In our five-year sample, only one pole-sitter for a duel race has finished in the top four spots. Half of them finished 13th or worse. Those drivers have terrible floors due to their potential to just not try, and their ceiling is muted because of where they're starting. As a result, you should be very wary of those drivers when filling out lineups.

This applies for stacking, as well. This year, the pole-sitters for the duels are Alex Bowman and William Byron. You could be tempted to stack them Bowman with Kyle Larson or Byron with Chase Elliott. Those two drivers could make sense individually due to the speed, but the idea of stacking them becomes a lot riskier with nothing on the line for Bowman and Byron.

Overall Strategy

As you can see, there are a lot of moving pieces here. So let's run through a quick recap just to make things easier.

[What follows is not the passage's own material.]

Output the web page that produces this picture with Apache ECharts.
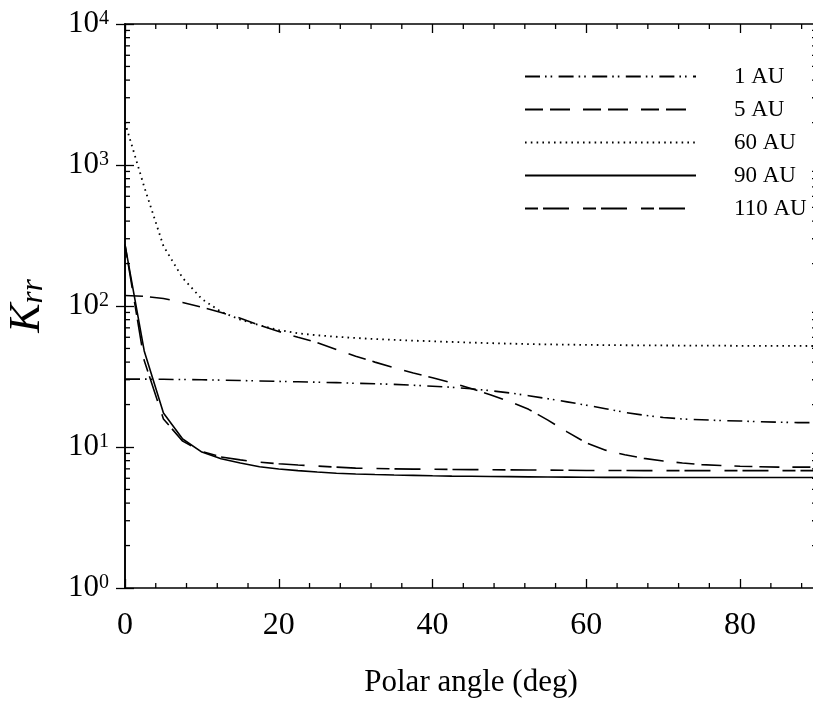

First, you want to keep your lineups balanced between each race. Each lineup should include at most three drivers from an individual duel so that you can maximize the finishing-point upside of your lineup.

Second, you don't have to stack the back like we will on Sunday. These races are less chaotic than others at Daytona, and the most lively cars are likely to start near the front. We should be more content peppering drivers starting in the top 10 and accepting place-differential where we can find it elsewhere.

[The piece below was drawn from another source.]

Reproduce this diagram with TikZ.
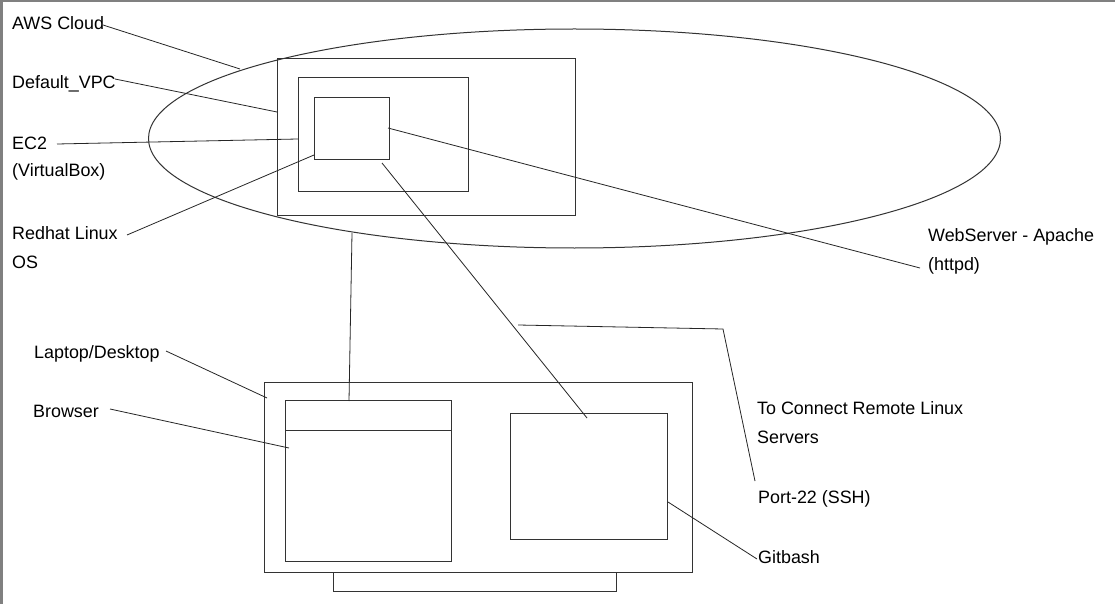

Third, to circumvent the inability to target a specific starting spot, we should stack teams and manufacturers. Look for groups that may have strength via numbers in each duel and build around them, hoping they can band together and push toward the front.

Finally, be wary of pole-sitters. Not only do they have no place-differential upside, but there's lots of downside if they dip out of the pack to avoid trouble.

It's more complicated than we'll have for other slates this week, which does make things difficult. But that checklist can at least put us on the right path toward filling out lineups with the upside necessary to win a tournament.